:: Supplied data ::
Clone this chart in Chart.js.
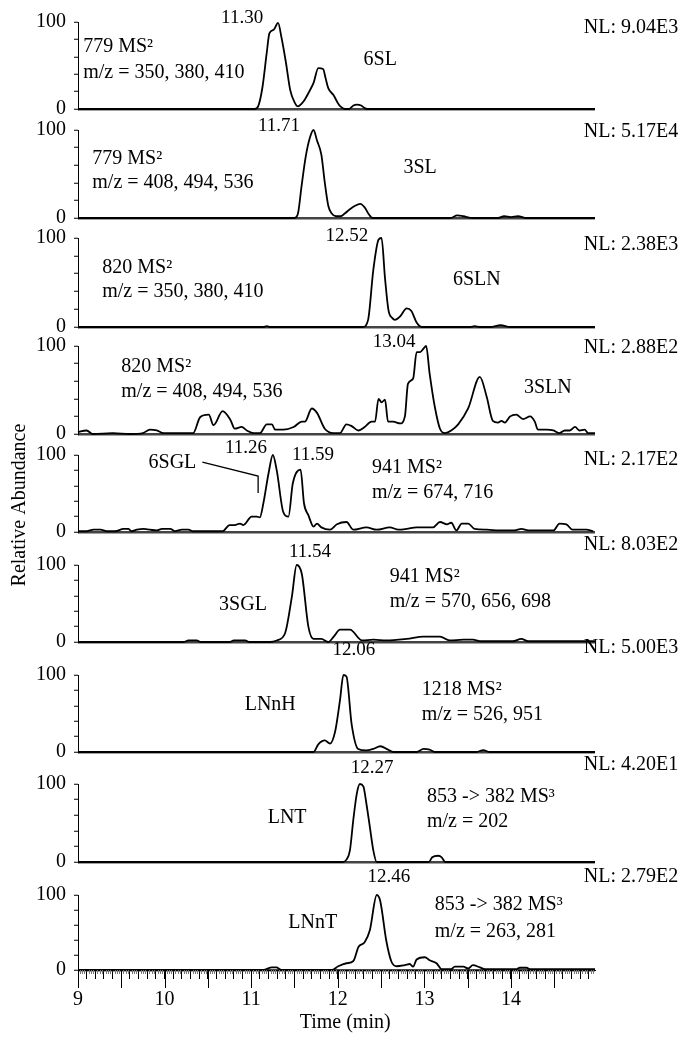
<!DOCTYPE html>
<html>
<head>
<meta charset="utf-8">
<script src="https://cdn.jsdelivr.net/npm/chart.js@4.4.1/dist/chart.umd.min.js"></script>
<style>
  html, body { margin: 0; padding: 0; background: #fff; }
  canvas { display: block; }
</style>
</head>
<body>
<canvas id="chrom" width="691" height="1044"></canvas>
<script>
// time axis (min)
const xMin = 9, xMax = 14.97;

// one trace per panel, top to bottom
const t6SL = [9, 11.04, 11.08, 11.13, 11.18, 11.21, 11.26, 11.31, 11.35, 11.40, 11.45, 11.50, 11.54, 11.58, 11.62, 11.67, 11.72, 11.775, 11.83, 11.86, 11.89, 11.95, 12.00, 12.03, 12.08, 12.13, 12.18, 12.22, 12.27, 12.31, 12.34, 14.97];
const a6SL = [0, 0, 3, 25, 65, 87, 91, 99, 82, 54, 22, 8, 3, 6, 11, 20, 30, 47, 46, 35, 24, 16, 7, 3, 0, 0, 4, 5, 4, 1, 0, 0];

const t3SL = [9, 11.50, 11.54, 11.58, 11.63, 11.68, 11.72, 11.76, 11.81, 11.85, 11.89, 11.93, 11.98, 12.03, 12.08, 12.14, 12.20, 12.26, 12.31, 12.36, 12.40, 13.30, 13.38, 13.45, 13.56, 13.85, 13.92, 14.00, 14.08, 14.18, 14.97];
const a3SL = [0, 0, 5, 35, 70, 92, 100, 88, 72, 40, 14, 5, 2, 2, 5, 10, 14, 16, 12, 4, 0, 0, 3, 2, 0, 0, 2, 1, 2, 0, 0];

const t6SLN = [9, 11.14, 11.18, 11.22, 12.29, 12.35, 12.41, 12.47, 12.505, 12.545, 12.585, 12.63, 12.66, 12.72, 12.795, 12.85, 12.91, 12.97, 13.53, 13.58, 13.64, 13.76, 13.88, 13.99, 14.97];
const a6SLN = [0, 0, 1, 0, 0, 8, 64, 98, 100, 55, 19, 10, 8, 12, 21, 18, 5, 0, 0, 1, 0, 0, 2, 0, 0];

const t3SLN = [9, 9.03, 9.10, 9.17, 9.40, 9.60, 9.75, 9.83, 9.91, 9.99,
  10.10, 10.33, 10.41, 10.51, 10.565, 10.67, 10.76, 10.81, 10.89, 10.95,
  11.03, 11.10, 11.18, 11.24, 11.275, 11.37, 11.49, 11.585, 11.62, 11.70,
  11.76, 11.85, 11.95, 12.025, 12.10, 12.16, 12.24, 12.31, 12.39, 12.43,
  12.47, 12.505, 12.545, 12.58, 12.64, 12.72, 12.775, 12.81, 12.87, 12.91,
  12.95, 12.99, 13.02, 13.06, 13.12, 13.18, 13.24, 13.31, 13.39, 13.505,
  13.64, 13.72, 13.79, 13.85, 13.89, 13.93, 13.99, 14.06, 14.14, 14.22,
  14.275, 14.31, 14.41, 14.49, 14.56, 14.62, 14.68, 14.74, 14.79, 14.85,
  14.89, 14.97];
const a3SLN = [2, 3, 4, 0, 1, 0, 1, 5, 4, 1,
  1, 1, 19, 22, 10, 26, 16, 6, 8, 4,
  1, 1, 11, 11, 5, 5, 8, 14, 14, 29,
  24, 6, 1, 1, 11, 9, 4, 8, 14, 14,
  40, 36, 39, 14, 14, 12, 20, 57, 63, 93,
  93, 97, 100, 69, 31, 6, 1, 4, 11, 29,
  65, 42, 15, 13, 15, 13, 20, 22, 17, 20,
  14, 5, 5, 4, 1, 4, 4, 8, 4, 5,
  1, 1];

const t6SGL = [9, 9.10, 9.18, 9.26, 9.33, 9.43, 9.525, 9.58, 9.62, 9.68,
  9.76, 9.83, 9.91, 9.97, 10.065, 10.12, 10.20, 10.275, 10.33, 10.67,
  10.75, 10.81, 10.87, 10.91, 11.005, 11.065, 11.10, 11.14, 11.20, 11.25,
  11.295, 11.37, 11.43, 11.48, 11.57, 11.61, 11.66, 11.72, 11.76, 11.81,
  11.91, 11.99, 12.10, 12.18, 12.33, 12.45, 12.60, 12.70, 12.795, 12.91,
  13.10, 13.18, 13.26, 13.31, 13.37, 13.43, 13.505, 13.58, 13.72, 13.87,
  14.04, 14.12, 14.20, 14.49, 14.56, 14.64, 14.71, 14.87, 14.95];
const a6SGL = [1, 1, 3, 3, 1, 1, 4, 4, 1, 3,
  4, 3, 2, 4, 4, 1, 3, 3, 1, 1,
  9, 9, 11, 9, 20, 20, 19, 37, 76, 100,
  80, 26, 20, 63, 81, 37, 22, 7, 11, 6,
  3, 10, 13, 3, 6, 3, 6, 3, 4, 6,
  6, 13, 10, 12, 2, 11, 11, 4, 3, 2,
  2, 4, 2, 2, 11, 10, 3, 3, 1];

const t3SGL = [9, 10.22, 10.275, 10.37, 10.42, 10.75, 10.80, 10.93, 10.98, 11.22,
  11.295, 11.39, 11.47, 11.525, 11.585, 11.66, 11.72, 11.81, 11.89, 11.96,
  12.025, 12.14, 12.28, 12.41, 12.56, 12.795, 12.99, 13.18, 13.29, 13.45,
  13.56, 13.64, 14.02, 14.12, 14.20, 14.97];
const a3SGL = [0, 0, 2, 2, 0, 0, 2, 2, 0, 0,
  2, 11, 59, 100, 88, 20, 4, 4, 0, 8,
  16, 16, 2, 3, 2, 4, 7, 7, 2, 3,
  3, 1, 1, 4, 1, 1];

const tLNnH = [9, 11.72, 11.775, 11.85, 11.91, 11.97, 12.025, 12.065, 12.10, 12.16, 12.235, 12.33, 12.41, 12.49, 12.58, 12.64, 12.91, 12.99, 13.06, 13.12, 13.60, 13.68, 13.75, 14.97];
const aLNnH = [0, 0, 10, 15, 11, 27, 67, 100, 98, 36, 4, 2, 4, 7.5, 3, 0, 0, 4, 3, 0, 0, 2.5, 0, 0];

const tLNT = [9, 12.06, 12.10, 12.14, 12.18, 12.22, 12.255, 12.295, 12.33, 12.37, 12.41, 12.45, 13.05, 13.09, 13.16, 13.20, 13.24, 14.97];
const aLNT = [0, 0, 3, 15, 55, 88, 100, 97, 75, 45, 15, 0, 0, 6, 8, 6, 0, 0];

const tLNnT = [9, 11.14, 11.24, 11.29, 11.35, 11.93, 12.005, 12.10, 12.18, 12.24,
  12.31, 12.37, 12.45, 12.49, 12.56, 12.62, 12.68, 12.775, 12.83, 12.87,
  12.91, 13.005, 13.06, 13.14, 13.20, 13.31, 13.35, 13.45, 13.505, 13.56,
  13.64, 13.70, 14.06, 14.10, 14.18, 14.22, 14.97];
const aLNnT = [0, 0, 3.5, 3.5, 0, 0, 5, 9, 12, 31,
  37, 53, 100, 92, 39, 11, 5, 6.6, 8, 4.4,
  14, 17, 13, 9, 1, 1, 4.4, 4.4, 2, 6.6,
  3.5, 1, 1, 3, 3, 1, 1];

const traces = [[t6SL, a6SL], [t3SL, a3SL], [t6SLN, a6SLN], [t3SLN, a3SLN], [t6SGL, a6SGL],
  [t3SGL, a3SGL], [tLNnH, aLNnH], [tLNT, aLNT], [tLNnT, aLNnT]];

// texts
const names = ['6SL', '3SL', '6SLN', '3SLN', '6SGL', '3SGL', 'LNnH', 'LNT', 'LNnT'];
const nlLabels = ['NL: 9.04E3', 'NL: 5.17E4', 'NL: 2.38E3', 'NL: 2.88E2', 'NL: 2.17E2',
  'NL: 8.03E2', 'NL: 5.00E3', 'NL: 4.20E1', 'NL: 2.79E2'];
const scanLines = [
  ['779 MS²', 'm/z = 350, 380, 410'],
  ['779 MS²', 'm/z = 408, 494, 536'],
  ['820 MS²', 'm/z = 350, 380, 410'],
  ['820 MS²', 'm/z = 408, 494, 536'],
  ['941 MS²', 'm/z = 674, 716'],
  ['941 MS²', 'm/z = 570, 656, 698'],
  ['1218 MS²', 'm/z = 526, 951'],
  ['853 -> 382 MS³', 'm/z = 202'],
  ['853 -> 382 MS³', 'm/z = 263, 281']
];
const peakLabels = ['11.30', '11.71', '12.52', '13.04', '11.26', '11.59', '11.54', '12.06', '12.27', '12.46'];

// where the texts sit (panel, time, relative value)
const peakAt = [[0, 10.895, 104.6], [1, 11.32, 104.5], [2, 12.106, 102.2], [3, 12.65, 104.5], [4, 10.94, 109.1],
  [4, 11.713, 100], [5, 11.68, 116.9], [6, 12.187, 132.5], [7, 12.395, 120.5], [8, 12.59, 124]];
const nameAt = [[12.49, 56.3], [12.95, 56.8], [13.605, 52.8], [14.425, 52.3], [10.09, 89.6],
  [10.905, 48.1], [11.22, 61.0], [11.415, 56.4], [11.71, 62.7]];
const scanAt = [[9.06, 71.3, 41.4], [9.165, 67.0, 39.8], [9.28, 66.3, 39.3], [9.50, 76.1, 47.7], [12.395, 83.1, 50.6],
  [12.60, 84.4, 51.9], [12.97, 80.5, 48.1], [13.03, 83.3, 51.3], [13.12, 86.7, 50.7]];
const nlAt = [93.1, 97.7, 92.1, 97.7, 93.5, 126, 135, 124.4, 124];
const leader6SGL = [[10.436, 90.9], [11.08, 72.7], [11.08, 50.6]];

// panel heights and gaps (stack weights)
const panelH = [87, 88, 89, 88, 77, 77, 77, 78, 75];
const gapH = [21, 20, 19, 21, 33, 33, 32, 33];

const serif = '"Liberation Serif", "Times New Roman", serif';
Chart.defaults.font.family = serif;
Chart.defaults.font.size = 20;
Chart.defaults.color = '#000';

const scales = {
  x: {
    type: 'linear',
    min: xMin,
    max: xMax,
    afterFit: (s) => { s.height = 69; },
    border: { display: true, color: '#000', width: 1 },
    grid: { drawOnChartArea: false, tickLength: 9, tickColor: '#000', tickWidth: 1 },
    ticks: {
      stepSize: 0.1,
      includeBounds: false,
      autoSkip: false,
      maxRotation: 0,
      padding: 9,
      callback: (v) => Math.abs(v - Math.round(v)) < 1e-6 ? String(Math.round(v)) : ''
    }
  }
};

panelH.forEach((h, i) => {
  scales['y' + i] = {
    type: 'linear',
    position: 'left',
    stack: 'panels',
    stackWeight: h,
    weight: 100 - 2 * i,
    min: 0,
    max: 100,
    afterFit: (s) => { s.width = 74; },
    border: { display: true, color: '#000', width: 1 },
    grid: {
      color: (c) => (c.tick && c.tick.value === 0) ? '#444' : 'rgba(0,0,0,0)',
      lineWidth: 2.5,
      tickColor: '#000',
      tickWidth: 1,
      tickLength: 4
    },
    ticks: {
      stepSize: 20,
      autoSkip: false,
      padding: 8,
      callback: (v) => (v === 0 || v === 100) ? String(v) : ''
    }
  };
  if (i < gapH.length) {
    scales['g' + i] = {
      type: 'linear',
      position: 'left',
      stack: 'panels',
      stackWeight: gapH[i],
      weight: 99 - 2 * i,
      afterFit: (s) => { s.width = 74; },
      border: { display: false },
      grid: { display: false },
      ticks: { display: false }
    };
  }
});

const datasets = traces.map(([t, a], i) => ({
  label: names[i],
  data: t.map((x, k) => ({ x: x, y: a[k] })),
  xAxisID: 'x',
  yAxisID: 'y' + i,
  borderColor: '#000',
  borderWidth: 1.8,
  pointRadius: 0,
  fill: false,
  cubicInterpolationMode: 'monotone',
  clip: false
}));

const textPlugin = {
  id: 'chromText',
  afterDraw(chart) {
    const ctx = chart.ctx;
    const x = chart.scales.x;
    const py = (p, v) => chart.scales['y' + p].getPixelForValue(v);
    const px = (t) => x.getPixelForValue(t);
    const bottom = chart.chartArea.bottom;

    ctx.save();
    // extra ticks on the time axis
    ctx.lineWidth = 1;
    for (let k = 0; k * 0.025 + xMin <= xMax + 1e-9; k++) {
      const t = xMin + k * 0.025;
      if (k % 4 === 0 && k % 20 !== 0) continue;
      const len = (k % 20 === 0) ? 18 : 4;
      const xx = Math.round(px(t)) + 0.5;
      ctx.strokeStyle = (k % 20 === 0) ? '#000' : '#777';
      ctx.beginPath();
      ctx.moveTo(xx, bottom);
      ctx.lineTo(xx, bottom + len);
      ctx.stroke();
    }

    ctx.fillStyle = '#000';
    ctx.textBaseline = 'middle';
    ctx.font = '20px ' + serif;

    names.forEach((n, i) => {
      ctx.textAlign = 'center';
      ctx.fillText(n, px(nameAt[i][0]), py(i, nameAt[i][1]));
      ctx.textAlign = 'left';
      ctx.fillText(scanLines[i][0], px(scanAt[i][0]), py(i, scanAt[i][1]));
      ctx.fillText(scanLines[i][1], px(scanAt[i][0]), py(i, scanAt[i][2]));
      ctx.fillText(nlLabels[i], px(14.84), py(i, nlAt[i]));
    });

    ctx.font = '19px ' + serif;
    ctx.textAlign = 'center';
    peakLabels.forEach((s, i) => {
      const [p, t, v] = peakAt[i];
      ctx.fillText(s, px(t), py(p, v));
    });

    // leader line for 6SGL
    ctx.strokeStyle = '#000';
    ctx.lineWidth = 1.3;
    ctx.beginPath();
    leader6SGL.forEach(([t, v], k) => {
      if (k === 0) ctx.moveTo(px(t), py(4, v));
      else ctx.lineTo(px(t), py(4, v));
    });
    ctx.stroke();

    // axis titles
    ctx.font = '20px ' + serif;
    ctx.textAlign = 'center';
    ctx.fillText('Time (min)', px(12.085), bottom + 53);
    ctx.translate(chart.chartArea.left - 58.5, py(4, 35));
    ctx.rotate(-Math.PI / 2);
    ctx.fillText('Relative Abundance', 0, 0);
    ctx.restore();
  }
};

new Chart(document.getElementById('chrom'), {
  type: 'line',
  data: { datasets: datasets },
  options: {
    responsive: false,
    animation: false,
    devicePixelRatio: 1,
    layout: { padding: { left: 4, right: 96, top: 22, bottom: 5 } },
    plugins: { legend: { display: false }, tooltip: { enabled: false } },
    scales: scales
  },
  plugins: [textPlugin]
});
</script>
</body>
</html>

:: Task statement ::
Every line from the start of the listing above through the line with "5, 4, 1, 0, 0];" should be repeated exactly; skip the pictures and add nothing else.

:: The response ::
Clone this chart in Chart.js.
<!DOCTYPE html>
<html>
<head>
<meta charset="utf-8">
<script src="https://cdn.jsdelivr.net/npm/chart.js@4.4.1/dist/chart.umd.min.js"></script>
<style>
  html, body { margin: 0; padding: 0; background: #fff; }
  canvas { display: block; }
</style>
</head>
<body>
<canvas id="chrom" width="691" height="1044"></canvas>
<script>
// time axis (min)
const xMin = 9, xMax = 14.97;

// one trace per panel, top to bottom
const t6SL = [9, 11.04, 11.08, 11.13, 11.18, 11.21, 11.26, 11.31, 11.35, 11.40, 11.45, 11.50, 11.54, 11.58, 11.62, 11.67, 11.72, 11.775, 11.83, 11.86, 11.89, 11.95, 12.00, 12.03, 12.08, 12.13, 12.18, 12.22, 12.27, 12.31, 12.34, 14.97];
const a6SL = [0, 0, 3, 25, 65, 87, 91, 99, 82, 54, 22, 8, 3, 6, 11, 20, 30, 47, 46, 35, 24, 16, 7, 3, 0, 0, 4, 5, 4, 1, 0, 0];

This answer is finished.